365 nights in our San Francisco apartment. 8,760 hours within our city’s 49 square miles. 52 weekends traipsing down and clamoring up the San Francisco hills in pursuit of food, entertainment, or views. With one trip of the earth around the sun under our belt, San Francisco feels like home, but it has for awhile. Perhaps because our families are close by and our friend group formed both naturally and quickly, I felt at home here fairly fast. As the closest city to my hometown, San Francisco felt familiar even before I knew it like I do now. A few times I had to remind myself when I took a wrong turn or made a bad restaurant decision that I’d only lived here for a certain amount of months. But now, I’ve got a hairdresser, a yoga studio, and a working knowledge of the bus routes. I can usually get into our tight parking space in two tries now too.
Looking down on the Marina from Fillmore and Broadway.

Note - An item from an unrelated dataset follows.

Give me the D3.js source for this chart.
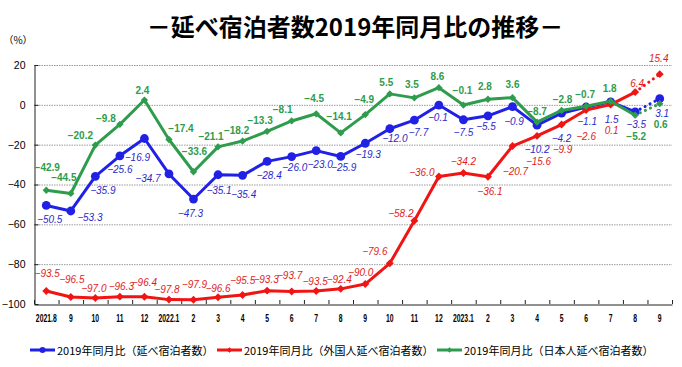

As far as my San Francisco bucket list goes, I’ve made a good dent in it. In the year we’ve spent here, we found our burrito place, went to a summer concert at The Independent, cheered on the 49ers live, spent a few weekends in Tahoe, and I even rode the cable car to work one day. Everyone loves a cable car ride, even those of us who live here, so don’t let any San Franciscan convince you that it’s too touristy to do. It’s fun and, in this city, it’s also the fastest way from Nob Hill to the Embarcadero.
Quaint apartment buildings in Nob Hill.
We’ve also entertained our first visitors and then a few more, making sure to show off the best parts of the city while keeping the San Francisco crazies at bay to ensure our friends plan visits to SF again soon. I have revised a few things on the bucket list too, like removing the Kabuki hot springs in Japantown, after learning that that is a naked activity. Very San Francisco, I know, but not very Kate.
I hope someone agrees that in order to really love a city you have to kind of hate it too. San Francisco is both one of the most beautiful cities I’ve ever seen and the one, from my experience, that most reeks of urine at its city center. It’s sophisticated and filled with good food, and is also so expensive that it alienates all but the people who can afford or will sacrifice to live within its boundaries. For better or worse, it’s homeless-friendly and liberal, and it’s filled with jobs and short on housing.
In our first year here, it was natural to spend most of our time exploring within the city bounds and solidifying our friendships. Now I hope our second year in San Francisco features more visits from friends (COME ONE, COME ALL), more day trips out of the city (Sonoma, Bodega Bay, Monterey), and more SF Explorers Club outings. The SFEC sounds more pretentious and official than it actually is. It’s really just a group of friends interested in seeing and doing all the Bay Area has to offer. We keep a Google spreadsheet of ideas of fun things to pursue in the area, including wine tasting in Napa, touring Alcatraz and the Monterey Bay Aquarium, and riding bikes across the Golden Gate Bridge. I highly encourage anyone wanting to play tourist in their own city or town to form their own Explorers Club with their friends. You may already have one without putting the name on it, but our group loves a good label and acronym.
A snap taken right after the punch line.
I can’t end this post without mentioning that our one year anniversary in SF also marks Jordan and my first year of living together, which felt so natural and fun right away. In the year that we’ve lived together, the kitchen has proved to be a place of insight for us: I’ve learned that beer is something you stock your fridge with weekly (not just for parties), and Jordan says he learned what grocery shopping is and also that there is some merit (football and the Olympics) to having cable TV (told ya so!) So, Jordan, thanks for accommodating my Anthropologie quilt that you hate and for hanging all of our pictures perfectly. Time to renew the lease!
How long have you lived in your current city? When do you start feeling like a local? What’s the best tourist activity to do in your town?